Vraiment à droite, la France qui vient?
A priori, le paysage médiatico-politique des derniers jours ne devrait pas nous inciter à l’optimisme. Entre la désignation de Valérie Pécresse à la droite de la droite LR, qui vient parapher la fin d’une certaine idée du gaullisme (pour peu qu’on y ait jamais cru), et le meeting de l’odieux Éric Zemmour, qui concentra à Villepinte à peu près tout ce que l’extrême droite peut offrir de pire, mélange absolu de haine verbale et de violences physiques mises en pratique, tout l’espace public nous apparaît broyé par les immondices d’une France rance et dégoûtée de sa propre destinée universaliste et républicaine. Soumis à la domination massive de l’émotivité conditionnée, le pouvoir de la Raison semble molesté par la magie du «live» et des thèmes imposés.

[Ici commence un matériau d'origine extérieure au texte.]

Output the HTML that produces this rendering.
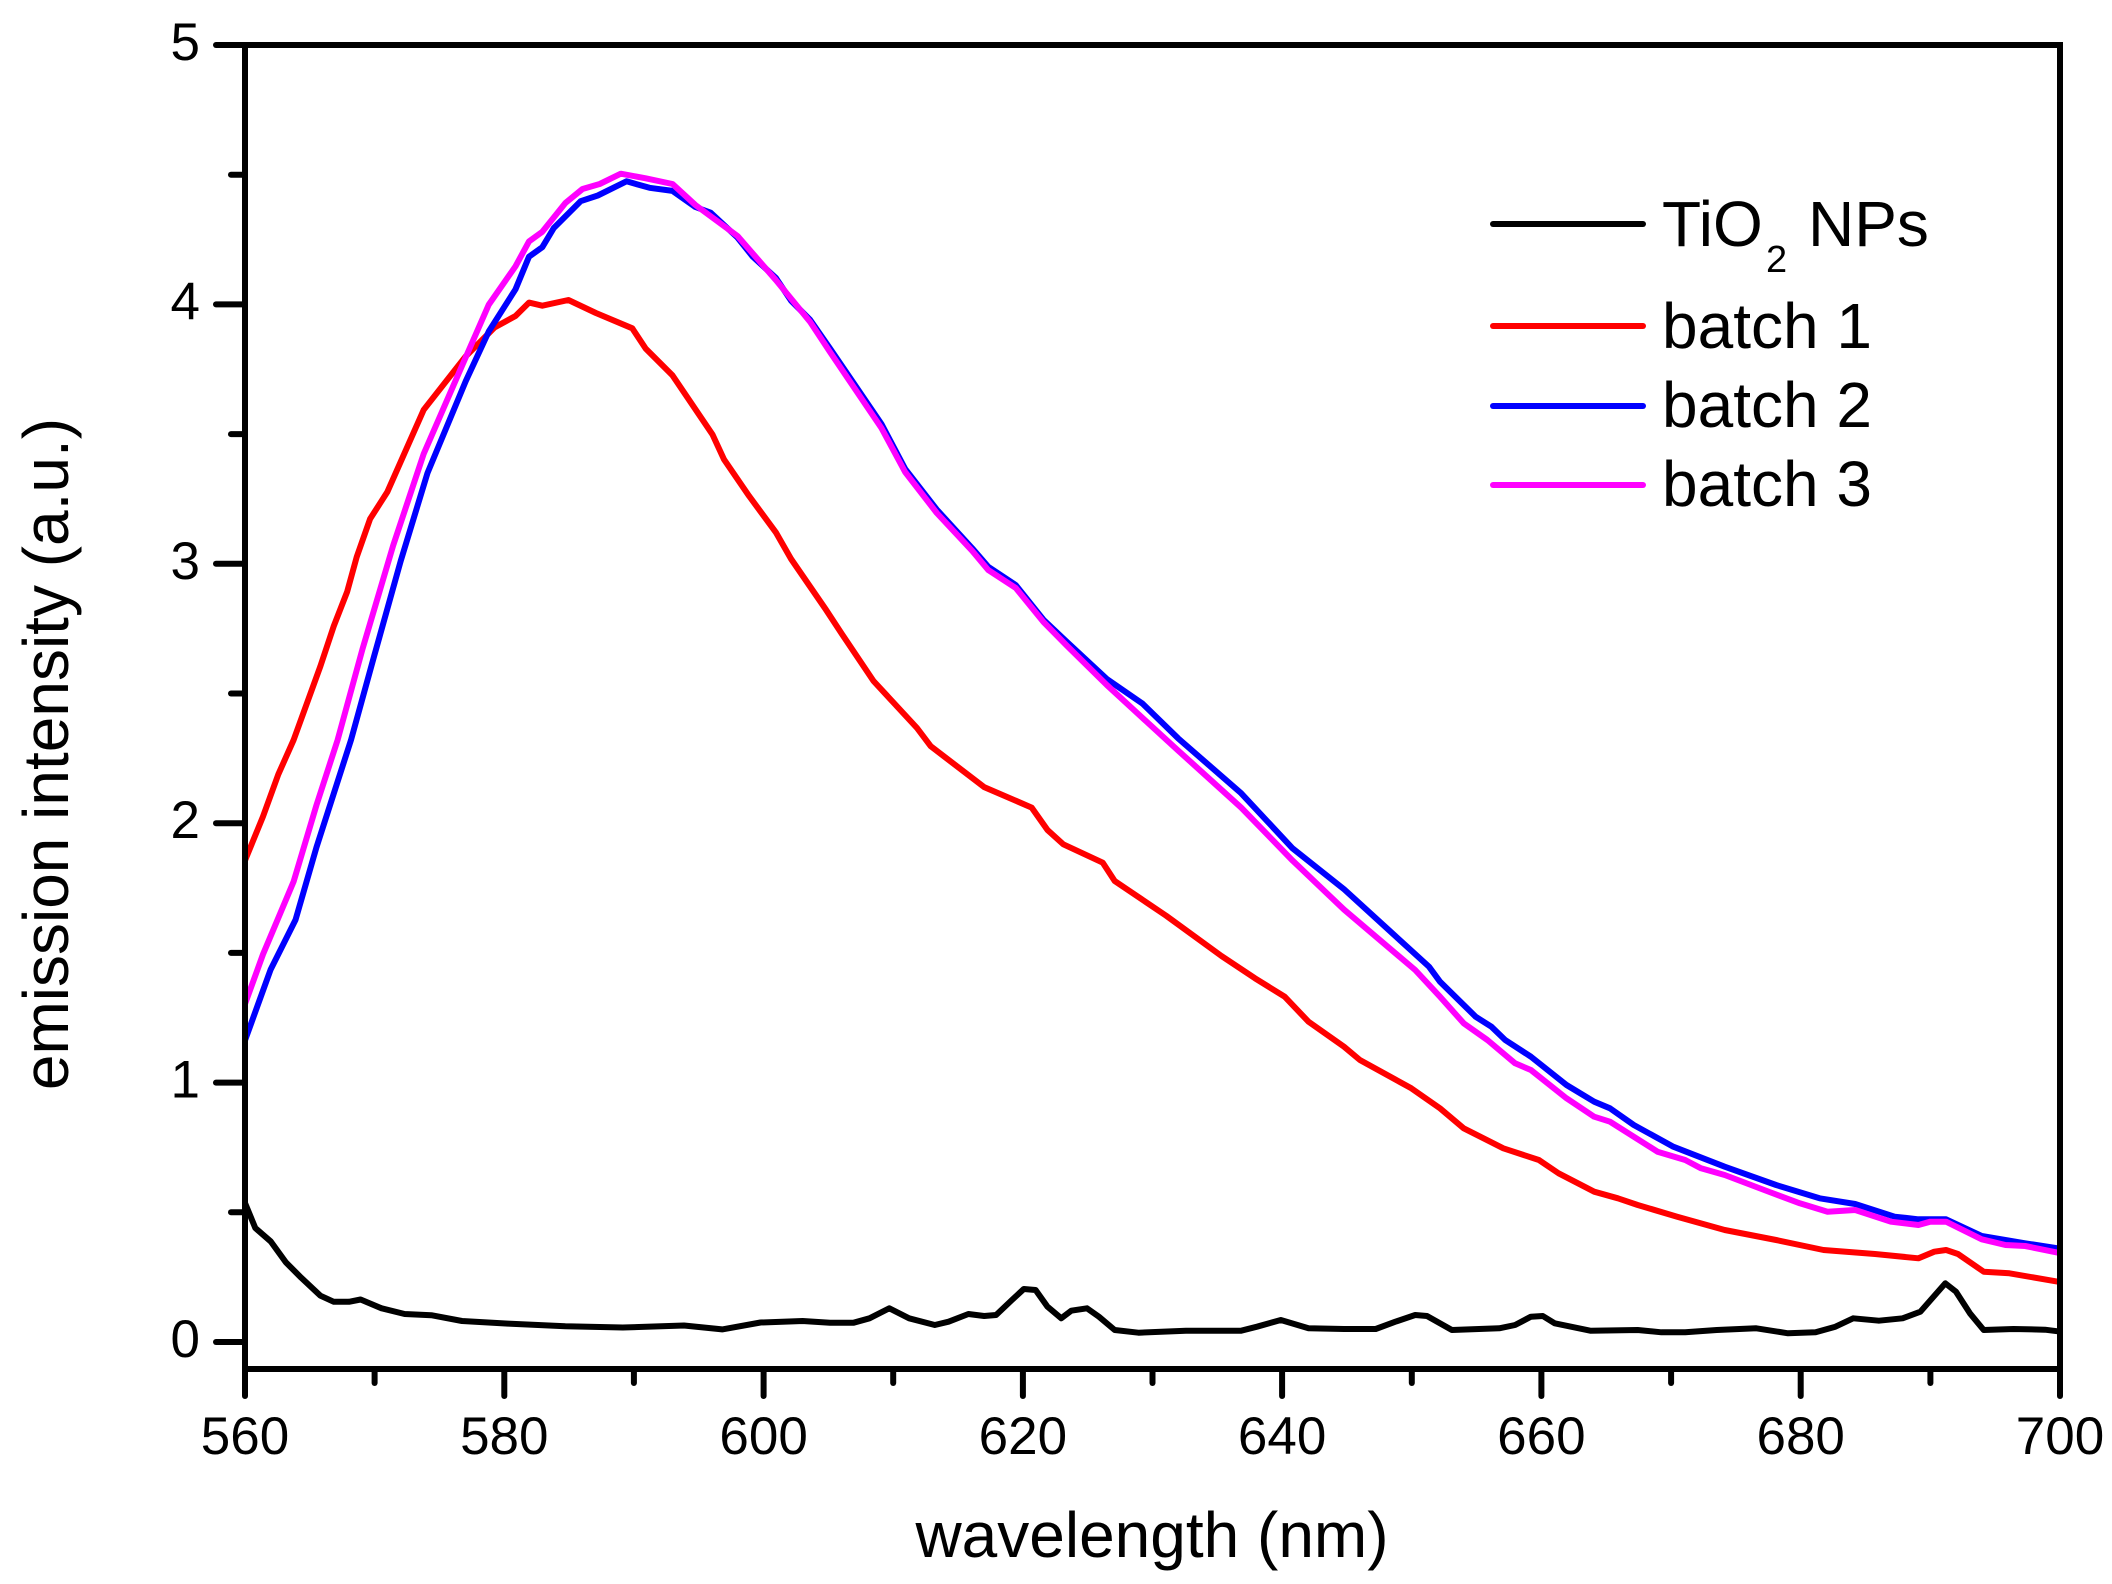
<!DOCTYPE html>
<html>
<head>
<meta charset="utf-8">
<style>
  html, body { margin:0; padding:0; background:#fff; }
  body { width:2112px; height:1584px; overflow:hidden; }
  svg { display:block; }
  text { font-family: "Liberation Sans", Arial, sans-serif; fill:#000; }
</style>
</head>
<body>
<svg width="2112" height="1584" viewBox="0 0 2112 1584" xmlns="http://www.w3.org/2000/svg">
  <rect x="0" y="0" width="2112" height="1584" fill="#fff"/>

  <!-- Data series -->
  <g fill="none" stroke-width="6" stroke-linejoin="round" stroke-linecap="butt">
    <!-- TiO2 NPs (black) -->
    <polyline stroke="#000" points="
      245,1203 255.3,1228 270.6,1241.3 285.9,1262.4 301.2,1277.7 320.4,1295.7 333.8,1301.8 349,1301.8 360.6,1299.5
      381.6,1308.3 404.6,1314 431.3,1315.2 462,1321 507.9,1323.6 565.3,1326.3 622.7,1327.5 684,1325.5 722.2,1329.4
      760.5,1322.5 802.6,1321 830,1322.7 853.7,1322.7 869.5,1318.3 889.3,1308.3 909.1,1318.3 934.8,1325 948.6,1321.7
      968.4,1314 984.2,1316 996.1,1315 1011.9,1300 1023.8,1289 1035.6,1290 1047.5,1306.7 1061.3,1318.3 1071.2,1310.7
      1087,1308.3 1098.9,1316.7 1114.7,1330 1138.4,1332.7 1185.9,1330.7 1241.2,1330.7 1257,1326.7 1280.8,1320
      1308.5,1328.3 1344,1329 1375.7,1329 1395.4,1321.7 1415.2,1315 1427,1316 1451.9,1330 1499.3,1328.3 1515.1,1325
      1530.9,1316.7 1542.8,1316 1554.7,1323.3 1590.3,1330.7 1637.7,1330 1661.4,1332.3 1685.2,1332.3 1716.8,1330
      1756.3,1328.3 1788,1333.3 1815.6,1332.3 1835.4,1326.7 1853.2,1318.3 1878.9,1320.7 1902.6,1318.3 1920.4,1311.7
      1945.3,1283.3 1956,1291.7 1969.9,1313.3 1983.7,1330 2013.4,1329 2045,1329.7 2058,1331.3"/>
    <!-- batch 1 (red) -->
    <polyline stroke="#ff0000" points="
      245,860.5 263,816.5 278.3,774.4 293.6,740 320.4,666.2 333.8,626 347.2,591.6 356.7,557 370.1,518.9 387.3,492
      423.7,409.8 465.8,356.2 494.5,327.5 515.5,316 529,302.6 542.3,305.7 568.4,300 595.9,313 632.3,328.3 645.7,348.6
      672.5,375.4 712.6,434.7 724.1,459.6 749,495.9 775.8,532.3 791.1,559 825.5,609 841.9,634 873.5,681 917,728
      930.8,746.3 984.2,787.1 1031.7,807.6 1047.5,830 1063.3,844.3 1102.8,862.7 1114.7,881 1166.1,915.7 1221.5,956
      1255,978.3 1284.7,996.7 1308.5,1021.7 1344,1046.7 1359.9,1060 1411.3,1088.3 1440,1108.3 1463.7,1128.3
      1503.3,1148.3 1538.9,1160 1558.6,1173.3 1594.2,1191.7 1617.9,1198.3 1637.7,1205 1677.2,1216.7 1724.7,1230
      1776.1,1240 1823.5,1250 1875,1254 1918.4,1258.3 1934.3,1251.7 1946.1,1250 1958,1254 1983.7,1271.7
      2009.4,1273.3 2058,1281.7"/>
    <!-- batch 2 (blue) -->
    <polyline stroke="#0000ff" points="
      245,1040.4 270.6,969.6 295.5,919.9 316.5,847.2 351,740 374,656.6 400.7,561 427.5,473 465.8,381 488.8,331.4
      515.5,289.3 529,256.7 542.3,247.2 553.8,228 580.6,201.2 597.8,195.5 626.5,181.3 649.5,187.8 672.5,190.9
      695.4,207 710.7,212.7 737.5,237.6 752.8,256.7 775.8,277.8 791.1,300.7 810.2,319.9 830,348.4 881.4,423.9
      905.1,468.8 936.8,509.6 972.3,548.4 988.2,566.7 1015.8,585.1 1043.5,619.8 1067.2,642.2 1106.8,679
      1142.4,703.5 1178,738.2 1241.2,793.3 1292.6,848.4 1344,889.2 1429,966.7 1440,981.7 1475.6,1016.7
      1491.4,1026.7 1505.2,1040 1530.9,1056.7 1566.5,1085 1594.2,1101.7 1610,1108.3 1633.8,1125 1673.3,1146.7
      1724.7,1166.7 1776.1,1185 1819.6,1198.3 1855.2,1204 1894.7,1216.7 1918.4,1219.3 1946.1,1219.3 1981.7,1236
      2025.2,1243.3 2058,1248.3"/>
    <!-- batch 3 (magenta) -->
    <polyline stroke="#ff00ff" points="
      245,1004 263,954.3 293.6,881.6 316.5,805 337.6,740 362.5,649 393.1,545.7 423.7,453.8 462,365.8 488.8,304.6
      515.5,266.3 529,241.4 542.3,231.8 565.3,203.1 582.5,189 599.7,184 620.8,173.7 645.7,178.3 672.5,184
      695.4,205 737.5,236 775.8,280 810.2,322 830,352 881.4,428 905.1,472 936.8,513 972.3,551 988.2,570
      1015.8,588 1043.5,622 1067.2,646 1106.8,685 1142.4,717.8 1178,750.4 1241.2,807.6 1292.6,860.6 1344,909.6
      1415.2,970 1440,996.7 1463.7,1023.3 1487.4,1040 1515.1,1063.3 1530.9,1070 1566.5,1098.3 1594.2,1116.7
      1610,1121.7 1657.5,1151.7 1685.2,1160 1701,1168.3 1724.7,1175 1764.2,1190 1799.8,1203.3 1827.5,1211.7
      1855.2,1210 1890.8,1221.7 1918.4,1225 1930.3,1221.7 1946.1,1221.7 1981.7,1239.3 2005.4,1245 2025.2,1246
      2058,1252.7"/>
  </g>

  <!-- Frame -->
  <rect x="245" y="45" width="1815" height="1324" fill="none" stroke="#000" stroke-width="6"/>

  <!-- Y ticks (outward, left) -->
  <g stroke="#000" stroke-width="6" stroke-linecap="round">
    <line x1="216" y1="45" x2="245" y2="45"/>
    <line x1="216" y1="304.4" x2="245" y2="304.4"/>
    <line x1="216" y1="563.8" x2="245" y2="563.8"/>
    <line x1="216" y1="823.2" x2="245" y2="823.2"/>
    <line x1="216" y1="1082.6" x2="245" y2="1082.6"/>
    <line x1="216" y1="1342" x2="245" y2="1342"/>
    <line x1="231" y1="174.7" x2="245" y2="174.7"/>
    <line x1="231" y1="434.1" x2="245" y2="434.1"/>
    <line x1="231" y1="693.5" x2="245" y2="693.5"/>
    <line x1="231" y1="952.9" x2="245" y2="952.9"/>
    <line x1="231" y1="1212.3" x2="245" y2="1212.3"/>
  </g>

  <!-- X ticks (outward, down) -->
  <g stroke="#000" stroke-width="6" stroke-linecap="round">
    <line x1="245" y1="1369" x2="245" y2="1396"/>
    <line x1="504.3" y1="1369" x2="504.3" y2="1396"/>
    <line x1="763.6" y1="1369" x2="763.6" y2="1396"/>
    <line x1="1022.9" y1="1369" x2="1022.9" y2="1396"/>
    <line x1="1282.1" y1="1369" x2="1282.1" y2="1396"/>
    <line x1="1541.4" y1="1369" x2="1541.4" y2="1396"/>
    <line x1="1800.7" y1="1369" x2="1800.7" y2="1396"/>
    <line x1="2060" y1="1369" x2="2060" y2="1396"/>
    <line x1="374.6" y1="1369" x2="374.6" y2="1383"/>
    <line x1="633.9" y1="1369" x2="633.9" y2="1383"/>
    <line x1="893.2" y1="1369" x2="893.2" y2="1383"/>
    <line x1="1152.5" y1="1369" x2="1152.5" y2="1383"/>
    <line x1="1411.8" y1="1369" x2="1411.8" y2="1383"/>
    <line x1="1671.1" y1="1369" x2="1671.1" y2="1383"/>
    <line x1="1930.4" y1="1369" x2="1930.4" y2="1383"/>
  </g>

  <!-- Y tick labels -->
  <g font-size="53" text-anchor="end">
    <text x="200" y="60">5</text>
    <text x="200" y="319.4">4</text>
    <text x="200" y="578.8">3</text>
    <text x="200" y="838.2">2</text>
    <text x="200" y="1097.6">1</text>
    <text x="200" y="1357">0</text>
  </g>

  <!-- X tick labels -->
  <g font-size="53" text-anchor="middle">
    <text x="245" y="1454">560</text>
    <text x="504.3" y="1454">580</text>
    <text x="763.6" y="1454">600</text>
    <text x="1022.9" y="1454">620</text>
    <text x="1282.1" y="1454">640</text>
    <text x="1541.4" y="1454">660</text>
    <text x="1800.7" y="1454">680</text>
    <text x="2060" y="1454">700</text>
  </g>

  <!-- Axis titles -->
  <text x="1152" y="1557" font-size="64" text-anchor="middle">wavelength (nm)</text>
  <text transform="translate(68,754) rotate(-90)" x="0" y="0" font-size="64" text-anchor="middle">emission intensity (a.u.)</text>

  <!-- Legend -->
  <g stroke-width="6" stroke-linecap="round">
    <line x1="1493" y1="224" x2="1643" y2="224" stroke="#000"/>
    <line x1="1493" y1="326" x2="1643" y2="326" stroke="#ff0000"/>
    <line x1="1493" y1="406" x2="1643" y2="406" stroke="#0000ff"/>
    <line x1="1493" y1="485" x2="1643" y2="485" stroke="#ff00ff"/>
  </g>
  <g font-size="64">
    <text x="1662" y="246">TiO</text>
    <text x="1766" y="272" font-size="38">2</text>
    <text x="1808" y="246">NPs</text>
    <text x="1662" y="348">batch 1</text>
    <text x="1662" y="427">batch 2</text>
    <text x="1662" y="506">batch 3</text>
  </g>
</svg>
</body>
</html>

À une question près, néanmoins: l’ultradroitisation de notre pays est-elle une réalité si tangible que nous n’y pourrions rien? En somme, à cinq mois d’échéances électorales décisives, les citoyens français sont-ils vraiment hantés par le «grand remplacement» et toutes les thèses indignes scandées par les âmes sombres du poujadisme et du néopétainisme, quand bien même de nombreuses études viennent en contredire l’idée? La France qui vient ne ressemblera sans doute pas à ce que nous promettent les prophètes de malheur…
Ne confondons pas la puanteur des débats proposés par certaines chaînes d’information avec la réalité du corps social environnant, plus divers qu’on ne l’imagine. Si un positionnement «à droite toute» inspire beaucoup d’esprits, n’oublions pas que les «valeurs de gauche», elles, continuent de progresser régulièrement – et de manière très structurée parmi les jeunes générations. Une récente étude d’EVS (European Values Study) montrait par exemple «une hausse des valeurs de tolérance et d’égalité» en France, tandis que notre société «devient plus permissive, moins conservatrice». Quant à l’attachement à la justice sociale, il demeure essentiel pour plus de 70% de nos concitoyens, sans parler de l’aspiration à la «solidarité», au «partage des richesses», à «l’intervention de l’État», à «la réduction des inégalités», etc.
Une espèce de «socle commun» se trouve là, sous nos yeux, à portée de mains collectives. À contre-courant des idées reçues, les dynamiques de fond de la société française ne sont pas forcément là où la majorité des projecteurs posent leurs faisceaux.